Cassini is currently orbiting Saturn with a period of 21.8 days in a plane inclined 0.5 degree from the planet's equatorial plane. The most recent spacecraft tracking and telemetry data were obtained on July 22 using one of the 34-meter diameter Deep Space Network stations in Australia. The spacecraft continues to be in an excellent state of health with all of its subsystems operating normally except for the instrument issues described at http://saturn.jpl.nasa.gov/news/significantevents/anomalies .

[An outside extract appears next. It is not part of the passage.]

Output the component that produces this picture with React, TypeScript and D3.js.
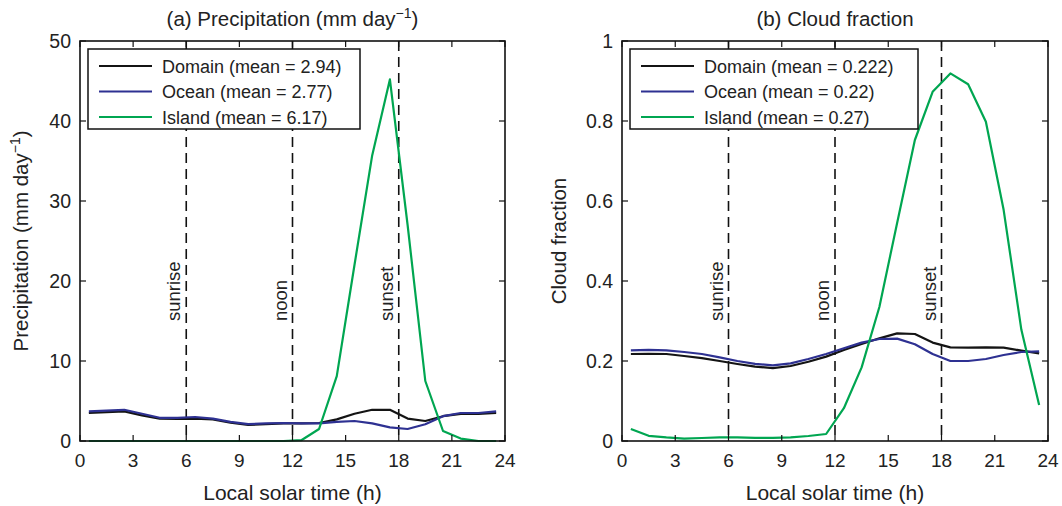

Cassini's activities this week were driven by the timed commands from the on-board, 10-week-long S90 sequence. Meanwhile, the Sequence Implementation Process teams worked on creating the sequences S91 and S92, and scheduled the activities for work on the S93 sequence. The latter is planned to go active on the spacecraft in February. Plans for Cassini's F-ring and Proximal orbits in 2016 and 2017, and the Grand Finale, proceeded as well.

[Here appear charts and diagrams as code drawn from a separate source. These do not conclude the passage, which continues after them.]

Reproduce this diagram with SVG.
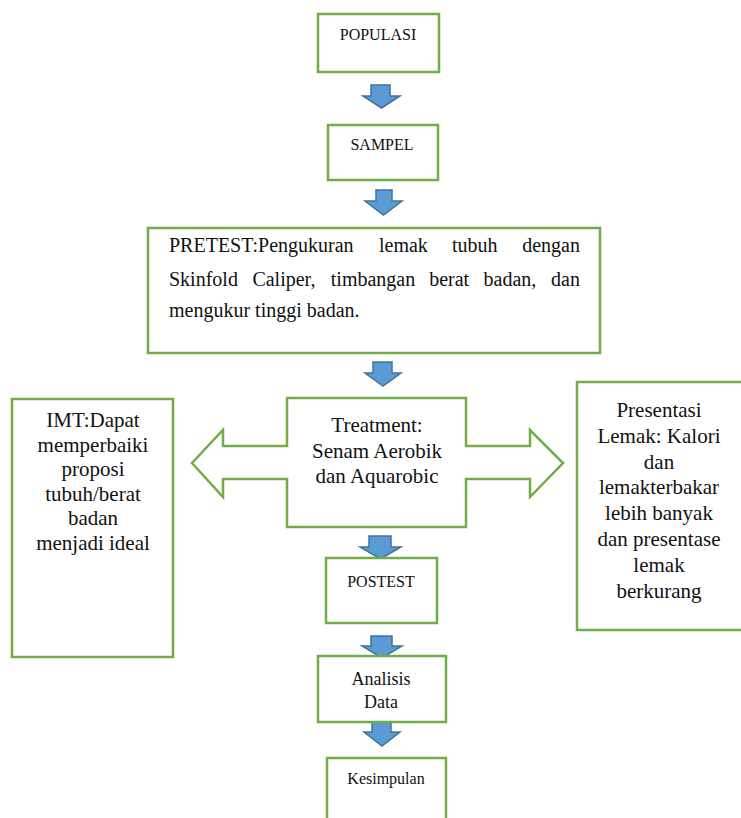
<svg xmlns="http://www.w3.org/2000/svg" width="741" height="818" viewBox="0 0 741 818">
<style>
.box{fill:#fff;stroke:#70AD47;stroke-width:2.5}
.arr{fill:#5B9BD5;stroke:#41719C;stroke-width:1.5;stroke-linejoin:miter}
text{font-family:'Liberation Serif','Times New Roman','DejaVu Serif',serif;fill:#111}
.c{text-anchor:middle}
.s{font-size:16px}
.m{font-size:18px}
.p{font-size:20px}
.l{font-size:21px}
</style>
<rect width="741" height="818" fill="#fff"/>
<g id="connectors">
<path class="arr" d="M371,85 H390 V96 H400 L381.5,108 L363,96 H371 Z"/>
<path class="arr" d="M376,190 H392 V201 H402 L383.5,215 L365,201 H376 Z"/>
<path class="arr" d="M373,362 H392 V373 H401 L383,386 L365,373 H373 Z"/>
<path class="arr" d="M369,536 H391 V547 H401 L380.5,559 L360,547 H369 Z"/>
<path class="arr" d="M371,636 H392 V646 H402 L382,658 L362,646 H371 Z"/>
<path class="arr" d="M372,722 H391 V732 H400 L382,746 L364,732 H372 Z"/>
</g>
<g id="populasi">
<rect class="box" x="318" y="14" width="121" height="58"/>
<text class="c s" x="378" y="40">POPULASI</text>
</g>
<g id="sampel">
<rect class="box" x="328" y="125" width="110" height="55"/>
<text class="c s" x="382" y="150">SAMPEL</text>
</g>
<g id="pretest">
<rect class="box" x="148" y="228" width="452" height="125"/>
<text class="p" y="252"><tspan x="169">PRETEST:Pengukuran</tspan><tspan x="379">lemak</tspan><tspan x="452">tubuh</tspan><tspan x="580" text-anchor="end">dengan</tspan></text>
<text class="p" y="286"><tspan x="169">Skinfold</tspan><tspan x="252.4">Caliper,</tspan><tspan x="330.8">timbangan</tspan><tspan x="429.2">berat</tspan><tspan x="483.6">badan,</tspan><tspan x="580" text-anchor="end">dan</tspan></text>
<text class="p" y="317"><tspan x="169">mengukur tinggi badan.</tspan></text>
</g>
<g id="treatment">
<path class="box" d="M287,398 H466 V446 H530 V430 L563,463 L530,497 V479 H466 V527 H287 V479 H223 V497 L192,463 L223,430 V446 H287 Z"/>
<text class="c l" x="377" y="432">Treatment:</text>
<text class="c l" x="377" y="458">Senam Aerobik</text>
<text class="c l" x="377" y="483">dan Aquarobic</text>
</g>
<g id="imt">
<rect class="box" x="12" y="399" width="161" height="258"/>
<text class="c l" x="93" y="427">IMT:Dapat</text>
<text class="c l" x="93" y="452">memperbaiki</text>
<text class="c l" x="93" y="476">proposi</text>
<text class="c l" x="93" y="501">tubuh/berat</text>
<text class="c l" x="93" y="525">badan</text>
<text class="c l" x="93" y="550">menjadi ideal</text>
</g>
<g id="presentasi">
<rect class="box" x="577" y="382" width="168" height="248"/>
<text class="c l" x="659" y="417">Presentasi</text>
<text class="c l" x="659" y="443">Lemak: Kalori</text>
<text class="c l" x="659" y="469">dan</text>
<text class="c l" x="659" y="494">lemakterbakar</text>
<text class="c l" x="659" y="520">lebih banyak</text>
<text class="c l" x="659" y="546">dan presentase</text>
<text class="c l" x="659" y="572">lemak</text>
<text class="c l" x="659" y="598">berkurang</text>
</g>
<g id="postest">
<rect class="box" x="326" y="558" width="111" height="65"/>
<text class="c s" x="381" y="587">POSTEST</text>
</g>
<g id="analisis">
<rect class="box" x="318" y="656" width="128" height="66"/>
<text class="c m" x="381" y="685">Analisis</text>
<text class="c m" x="381" y="708">Data</text>
</g>
<g id="kesimpulan">
<rect class="box" x="327" y="758" width="119" height="64"/>
<text class="c s" x="386" y="784">Kesimpulan</text>
</g>
</svg>
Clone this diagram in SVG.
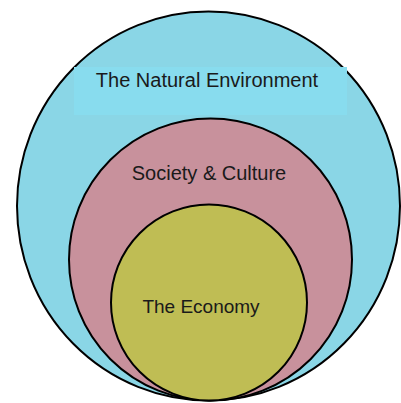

Wednesday, July 15 (DOY 196)

The Composite Infrared Spectrometer (CIRS) finished a 14-hour observation that had started late the previous day, collecting infrared spectra from Saturn’s atmosphere to help study its chemical composition. Then, after an eight-hour tracking and communications session via the Deep Space Network (DSN), Cassini's Navigation team used the Imaging Science Subsystem (ISS) to take images of Saturn's large moon Rhea against the background of stars for optical navigation purposes.

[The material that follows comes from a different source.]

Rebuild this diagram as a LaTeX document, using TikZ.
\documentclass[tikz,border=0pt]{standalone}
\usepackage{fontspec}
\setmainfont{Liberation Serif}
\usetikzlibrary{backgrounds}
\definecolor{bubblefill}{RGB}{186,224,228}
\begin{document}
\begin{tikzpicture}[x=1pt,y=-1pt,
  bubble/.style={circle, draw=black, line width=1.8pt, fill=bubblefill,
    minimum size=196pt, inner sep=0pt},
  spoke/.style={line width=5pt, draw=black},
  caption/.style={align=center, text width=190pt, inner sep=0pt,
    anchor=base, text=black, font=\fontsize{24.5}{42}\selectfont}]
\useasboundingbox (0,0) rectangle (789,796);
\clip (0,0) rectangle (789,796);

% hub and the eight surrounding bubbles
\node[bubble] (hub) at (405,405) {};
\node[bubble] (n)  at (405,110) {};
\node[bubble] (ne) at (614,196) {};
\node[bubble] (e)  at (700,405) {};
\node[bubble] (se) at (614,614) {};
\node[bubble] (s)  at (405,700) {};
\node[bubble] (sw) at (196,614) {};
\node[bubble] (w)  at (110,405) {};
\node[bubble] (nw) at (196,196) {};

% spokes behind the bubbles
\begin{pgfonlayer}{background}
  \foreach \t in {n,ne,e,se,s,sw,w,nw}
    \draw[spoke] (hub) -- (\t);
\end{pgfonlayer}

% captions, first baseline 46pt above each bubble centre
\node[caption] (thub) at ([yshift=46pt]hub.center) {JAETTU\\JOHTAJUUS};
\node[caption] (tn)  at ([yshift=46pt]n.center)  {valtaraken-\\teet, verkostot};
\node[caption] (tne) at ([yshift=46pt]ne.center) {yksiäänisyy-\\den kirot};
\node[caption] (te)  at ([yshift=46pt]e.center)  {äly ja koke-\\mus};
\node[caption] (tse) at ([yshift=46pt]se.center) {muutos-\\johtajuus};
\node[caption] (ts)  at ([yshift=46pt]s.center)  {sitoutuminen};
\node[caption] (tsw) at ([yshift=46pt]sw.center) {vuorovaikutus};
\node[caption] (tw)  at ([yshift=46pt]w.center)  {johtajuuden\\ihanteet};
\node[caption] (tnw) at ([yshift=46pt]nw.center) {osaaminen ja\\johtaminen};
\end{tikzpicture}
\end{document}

Thursday, July 16 (DOY 197)

The spacecraft rotated slowly for 20 hours today while ISS precisely tracked Saturn's six-kilometer diameter irregular moon Bestla. This little object occupies a retrograde, highly inclined, and highly eccentric orbit that takes it more than 20 million kilometers from the planet. Bestla was named after a frost giantess from Norse mythology.

Eight hours into the Bestla observation, Cassini coasted through apoapsis, marking the start of Saturn orbit #219. It had slowed to 5,826 kilometers per hour relative to the planet at an altitude of 2.7 million kilometers -- more than twice the distance from Saturn out to Titan's orbit. Titan, by the way, is easily seen in small telescopes these nights, along with a beautiful view of the ringed planet.

The image that Cassini took of Pluto, near the time the New Horizons Spacecraft was making its closest approach last week, when all eyes were on the dwarf planet, is featured here: http://saturn.jpl.nasa.gov/photos/imagedetails/index.cfm?imageId=5211 .

Friday, July 17 (DOY 198)

CIRS performed a 13-hour observation to study the composition of Saturn’s atmosphere.

Saturday, July 18 (DOY 199)

The Cosmic Dust Analyzer (CDA) measured interstellar dust for 13.5 hours.

Sunday, July 19 (DOY 200)

ISS carried out an hour-long observation in the satellite orbit campaign, looking for small objects near Saturn. Upon completion, ISS and the Visible and Infrared Mapping Spectrometer (VIMS) did a two-minute storm-watch observation of Saturn. Finally, VIMS began a 17.5-hour observation of Saturn's faint E ring and G ring while they were sunlit at a phase angle of 105 degrees. CIRS rode along.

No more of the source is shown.